▶ _The task_: Skipping all pictures, set down the lines of the listing from the first through the one with "0.433, 0.432, 0.430];".

▶ _Material provided_:
.....

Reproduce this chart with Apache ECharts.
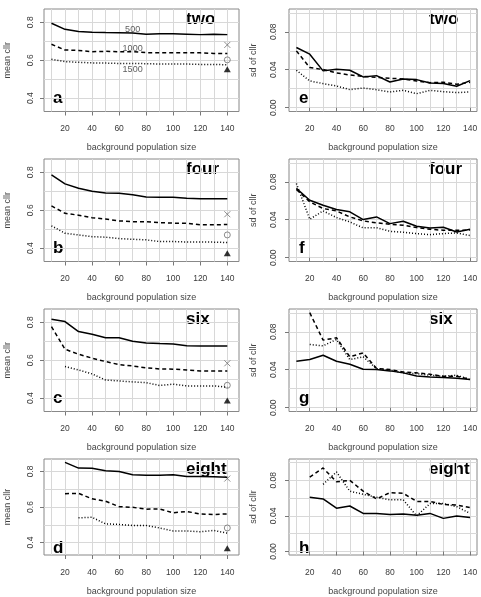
<!DOCTYPE html>
<html>
<head>
<meta charset="utf-8">
<script src="https://cdn.jsdelivr.net/npm/echarts@6/dist/echarts.min.js"></script>
<style>
  html, body { margin: 0; padding: 0; background: #fff; }
  #chart { width: 481px; height: 597px; }
</style>
</head>
<body>
<div id="chart"></div>
<script>
// background population size (x for every panel)
const popSizes = [10, 20, 30, 40, 50, 60, 70, 80, 90, 100, 110, 120, 130, 140];

// mean cllr, lines for 500 / 1000 / 1500
const meanTwo500 = [0.795, 0.763, 0.751, 0.748, 0.746, 0.745, 0.743, 0.737, 0.739, 0.739, 0.737, 0.735, 0.737, 0.735];
const meanTwo1000 = [0.684, 0.654, 0.652, 0.645, 0.647, 0.645, 0.645, 0.640, 0.640, 0.639, 0.639, 0.639, 0.636, 0.636];
const meanTwo1500 = [0.605, 0.593, 0.589, 0.586, 0.585, 0.583, 0.583, 0.582, 0.580, 0.580, 0.580, 0.578, 0.578, 0.576];

const meanFour500 = [0.786, 0.739, 0.716, 0.700, 0.691, 0.689, 0.682, 0.670, 0.668, 0.668, 0.663, 0.661, 0.661, 0.660];
const meanFour1000 = [0.623, 0.584, 0.574, 0.561, 0.554, 0.544, 0.540, 0.540, 0.535, 0.532, 0.532, 0.523, 0.523, 0.525];
const meanFour1500 = [0.518, 0.479, 0.470, 0.461, 0.458, 0.451, 0.447, 0.444, 0.435, 0.435, 0.433, 0.433, 0.432, 0.430];

const meanSix500 = [0.816, 0.804, 0.751, 0.737, 0.719, 0.718, 0.700, 0.691, 0.688, 0.686, 0.677, 0.675, 0.675, 0.675];
const meanSix1000 = [0.777, 0.658, 0.632, 0.611, 0.593, 0.577, 0.570, 0.560, 0.554, 0.553, 0.549, 0.544, 0.544, 0.544];
const meanSix1500 = [null, 0.567, 0.549, 0.528, 0.496, 0.491, 0.486, 0.482, 0.467, 0.474, 0.465, 0.465, 0.465, 0.458];

const meanEight500 = [null, 0.851, 0.819, 0.818, 0.804, 0.800, 0.781, 0.779, 0.779, 0.781, 0.772, 0.772, 0.770, 0.768];
const meanEight1000 = [null, 0.675, 0.677, 0.646, 0.633, 0.602, 0.598, 0.588, 0.589, 0.567, 0.575, 0.561, 0.558, 0.561];
const meanEight1500 = [null, null, 0.539, 0.542, 0.505, 0.502, 0.496, 0.496, 0.482, 0.465, 0.465, 0.461, 0.468, 0.453];

// sd of cllr
const sdTwo500 = [0.0634, 0.0564, 0.0388, 0.0405, 0.0395, 0.0324, 0.0338, 0.0271, 0.0303, 0.0296, 0.0261, 0.0254, 0.0226, 0.0285];
const sdTwo1000 = [0.0599, 0.0423, 0.0402, 0.0366, 0.0345, 0.0331, 0.0321, 0.0310, 0.0303, 0.0282, 0.0264, 0.0268, 0.0247, 0.0268];
const sdTwo1500 = [0.0395, 0.0282, 0.0254, 0.0229, 0.0190, 0.0208, 0.0190, 0.0166, 0.0183, 0.0148, 0.0183, 0.0169, 0.0159, 0.0166];

const sdFour500 = [0.0730, 0.0606, 0.0553, 0.0507, 0.0483, 0.0402, 0.0430, 0.0359, 0.0384, 0.0331, 0.0314, 0.0321, 0.0271, 0.0300];
const sdFour1000 = [0.0719, 0.0589, 0.0518, 0.0493, 0.0430, 0.0388, 0.0367, 0.0352, 0.0342, 0.0317, 0.0300, 0.0289, 0.0289, 0.0289];
const sdFour1500 = [0.0782, 0.0405, 0.0493, 0.0423, 0.0377, 0.0314, 0.0317, 0.0278, 0.0268, 0.0254, 0.0243, 0.0254, 0.0261, 0.0233];

const sdSix500 = [0.0490, 0.0507, 0.0553, 0.0490, 0.0458, 0.0405, 0.0402, 0.0388, 0.0367, 0.0335, 0.0324, 0.0317, 0.0310, 0.0296];
const sdSix1000 = [null, 0.1001, 0.0712, 0.0737, 0.0536, 0.0578, 0.0412, 0.0402, 0.0377, 0.0367, 0.0352, 0.0331, 0.0331, 0.0300];
const sdSix1500 = [null, 0.0666, 0.0652, 0.0719, 0.0507, 0.0536, 0.0412, 0.0395, 0.0367, 0.0359, 0.0342, 0.0331, 0.0342, 0.0296];

const sdEight500 = [null, 0.0609, 0.0591, 0.0487, 0.0511, 0.0428, 0.0428, 0.0417, 0.0421, 0.0407, 0.0428, 0.0372, 0.0400, 0.0383];
const sdEight1000 = [null, 0.0835, 0.0939, 0.0783, 0.0800, 0.0678, 0.0591, 0.0661, 0.0654, 0.0563, 0.0563, 0.0529, 0.0522, 0.0494];
const sdEight1500 = [null, null, 0.0755, 0.0894, 0.0678, 0.0643, 0.0609, 0.0581, 0.0581, 0.0400, 0.0539, 0.0539, 0.0504, 0.0428];

// reference points drawn at x = 140 (cross, circle, triangle)
const markerX = 140;
const markTwo = [0.681, 0.602, 0.553];
const markFour = [0.579, 0.470, 0.374];
const markSix = [0.584, 0.468, 0.388];
const markEight = [0.760, 0.482, 0.368];

// line labels in panel a
const lineLabels = ['500', '1000', '1500'];
const lineLabelX = 70;
const lineLabelY = [0.763, 0.663, 0.549];

// ticks and grid lines
const xTicks = [20, 40, 60, 80, 100, 120, 140];
const xGridVals = [10, 20, 30, 40, 50, 60, 70, 80, 90, 100, 110, 120, 130, 140];
const meanTicks = [0.4, 0.6, 0.8];
const meanGridVals = [0.4, 0.5, 0.6, 0.7, 0.8];
const sdTicks = [0, 0.04, 0.08];
const sdGridVals = [0, 0.02, 0.04, 0.06, 0.08, 0.1];

const FONT = '"Liberation Sans", Arial, Helvetica, sans-serif';

const panels = [
  { col: 0, row: 0, name: 'two', letter: 'a', lines: [meanTwo500, meanTwo1000, meanTwo1500], marks: markTwo },
  { col: 0, row: 1, name: 'four', letter: 'b', lines: [meanFour500, meanFour1000, meanFour1500], marks: markFour },
  { col: 0, row: 2, name: 'six', letter: 'c', lines: [meanSix500, meanSix1000, meanSix1500], marks: markSix },
  { col: 0, row: 3, name: 'eight', letter: 'd', lines: [meanEight500, meanEight1000, meanEight1500], marks: markEight },
  { col: 1, row: 0, name: 'two', letter: 'e', lines: [sdTwo500, sdTwo1000, sdTwo1500] },
  { col: 1, row: 1, name: 'four', letter: 'f', lines: [sdFour500, sdFour1000, sdFour1500] },
  { col: 1, row: 2, name: 'six', letter: 'g', lines: [sdSix500, sdSix1000, sdSix1500] },
  { col: 1, row: 3, name: 'eight', letter: 'h', lines: [sdEight500, sdEight1000, sdEight1500] }
];

const lineTypes = ['solid', [4, 3], [1, 2]];

const grids = [], xAxes = [], yAxes = [], series = [], graphics = [];

function pairs(arr) {
  const out = [];
  arr.forEach(function (v, j) { if (v != null) out.push([popSizes[j], v]); });
  return out;
}

panels.forEach(function (p, i) {
  const isMean = p.col === 0;
  const top = 9 + 150 * p.row;
  grids.push({
    left: isMean ? 44 : 289, top: top, width: isMean ? 195 : 188, height: 102.5,
    show: true, borderColor: '#888', borderWidth: 1, backgroundColor: 'transparent'
  });
  const xMin = 4.47, xMax = isMean ? 148.65 : 145.2;
  const yMin = isMean ? 0.33 : -0.004, yMax = isMean ? 0.87 : 0.104;

  // main axes (ticks + labels)
  xAxes.push({
    gridIndex: i, type: 'value', min: xMin, max: xMax, position: 'bottom',
    name: 'background population size', nameLocation: 'middle', nameGap: 32,
    nameTextStyle: { fontSize: 9, color: '#444', fontFamily: FONT },
    axisLine: { show: false },
    axisTick: { show: true, length: 4, customValues: xTicks, lineStyle: { color: '#777' } },
    axisLabel: { customValues: xTicks, margin: 13, fontSize: 8.5, color: '#3a3a3a', fontFamily: FONT },
    splitLine: { show: false }
  });
  // grid-line axis
  xAxes.push({
    gridIndex: i, type: 'value', min: xMin, max: xMax, position: 'top',
    axisLine: { show: false },
    axisTick: { show: false, customValues: xGridVals },
    axisLabel: { show: false },
    splitLine: { show: true, lineStyle: { color: '#d8d8d8', width: 1 } }
  });
  yAxes.push({
    gridIndex: i, type: 'value', min: yMin, max: yMax, position: 'left',
    name: isMean ? 'mean cllr' : 'sd of cllr', nameLocation: 'middle', nameGap: isMean ? 32 : 31,
    nameTextStyle: { fontSize: 9, color: '#444', fontFamily: FONT },
    axisLine: { show: false },
    axisTick: { show: true, length: 4, customValues: isMean ? meanTicks : sdTicks, lineStyle: { color: '#777' } },
    axisLabel: {
      customValues: isMean ? meanTicks : sdTicks, rotate: 90, margin: isMean ? 9 : 11,
      fontSize: 8.5, color: '#3a3a3a', fontFamily: FONT,
      formatter: function (v) { return isMean ? v.toFixed(1) : v.toFixed(2); }
    },
    splitLine: { show: false }
  });
  yAxes.push({
    gridIndex: i, type: 'value', min: yMin, max: yMax, position: 'right',
    axisLine: { show: false },
    axisTick: { show: false, customValues: isMean ? meanGridVals : sdGridVals },
    axisLabel: { show: false },
    splitLine: { show: true, lineStyle: { color: '#d8d8d8', width: 1 } }
  });

  p.lines.forEach(function (arr, k) {
    series.push({
      type: 'line', xAxisIndex: 2 * i, yAxisIndex: 2 * i, data: pairs(arr),
      showSymbol: false, symbol: 'none', silent: true,
      lineStyle: { color: '#000', width: 1.5, type: lineTypes[k] }
    });
  });

  if (p.marks) {
    const hollow = { color: 'transparent', borderColor: '#6f6f6f', borderWidth: 1 };
    series.push({
      type: 'scatter', xAxisIndex: 2 * i, yAxisIndex: 2 * i, silent: true,
      data: [
        { value: [markerX, p.marks[0]], symbol: 'path://M0,0L10,10M10,0L0,10', symbolSize: 6, itemStyle: hollow },
        { value: [markerX, p.marks[1]], symbol: 'circle', symbolSize: 6, itemStyle: hollow },
        { value: [markerX, p.marks[2]], symbol: 'triangle', symbolSize: [7, 6], itemStyle: { color: '#000' } }
      ]
    });
  }

  graphics.push({
    type: 'text', x: isMean ? 186 : 429, y: 19 + 150 * p.row,
    style: { text: p.name, font: 'bold 17px ' + FONT, fill: '#000', verticalAlign: 'middle' }
  });
  graphics.push({
    type: 'text', x: isMean ? 53 : 299, y: 98 + 150 * p.row,
    style: { text: p.letter, font: 'bold 17px ' + FONT, fill: '#000', verticalAlign: 'middle' }
  });
});

// size labels on the lines of panel a
series.push({
  type: 'scatter', xAxisIndex: 0, yAxisIndex: 0, silent: true, symbolSize: 1,
  itemStyle: { color: 'transparent' },
  label: { show: true, position: 'inside', formatter: '{b}', fontSize: 9, color: '#333', fontFamily: FONT },
  data: lineLabels.map(function (t, k) { return { name: t, value: [lineLabelX, lineLabelY[k]] }; })
});

const chart = echarts.init(document.getElementById('chart'));
chart.setOption({
  animation: false,
  textStyle: { fontFamily: FONT },
  grid: grids,
  xAxis: xAxes,
  yAxis: yAxes,
  series: series,
  graphic: graphics
});
</script>
</body>
</html>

.....

▶ _Correct response_:
Reproduce this chart with Apache ECharts.
<!DOCTYPE html>
<html>
<head>
<meta charset="utf-8">
<script src="https://cdn.jsdelivr.net/npm/echarts@6/dist/echarts.min.js"></script>
<style>
  html, body { margin: 0; padding: 0; background: #fff; }
  #chart { width: 481px; height: 597px; }
</style>
</head>
<body>
<div id="chart"></div>
<script>
// background population size (x for every panel)
const popSizes = [10, 20, 30, 40, 50, 60, 70, 80, 90, 100, 110, 120, 130, 140];

// mean cllr, lines for 500 / 1000 / 1500
const meanTwo500 = [0.795, 0.763, 0.751, 0.748, 0.746, 0.745, 0.743, 0.737, 0.739, 0.739, 0.737, 0.735, 0.737, 0.735];
const meanTwo1000 = [0.684, 0.654, 0.652, 0.645, 0.647, 0.645, 0.645, 0.640, 0.640, 0.639, 0.639, 0.639, 0.636, 0.636];
const meanTwo1500 = [0.605, 0.593, 0.589, 0.586, 0.585, 0.583, 0.583, 0.582, 0.580, 0.580, 0.580, 0.578, 0.578, 0.576];

const meanFour500 = [0.786, 0.739, 0.716, 0.700, 0.691, 0.689, 0.682, 0.670, 0.668, 0.668, 0.663, 0.661, 0.661, 0.660];
const meanFour1000 = [0.623, 0.584, 0.574, 0.561, 0.554, 0.544, 0.540, 0.540, 0.535, 0.532, 0.532, 0.523, 0.523, 0.525];
const meanFour1500 = [0.518, 0.479, 0.470, 0.461, 0.458, 0.451, 0.447, 0.444, 0.435, 0.435, 0.433, 0.433, 0.432, 0.430];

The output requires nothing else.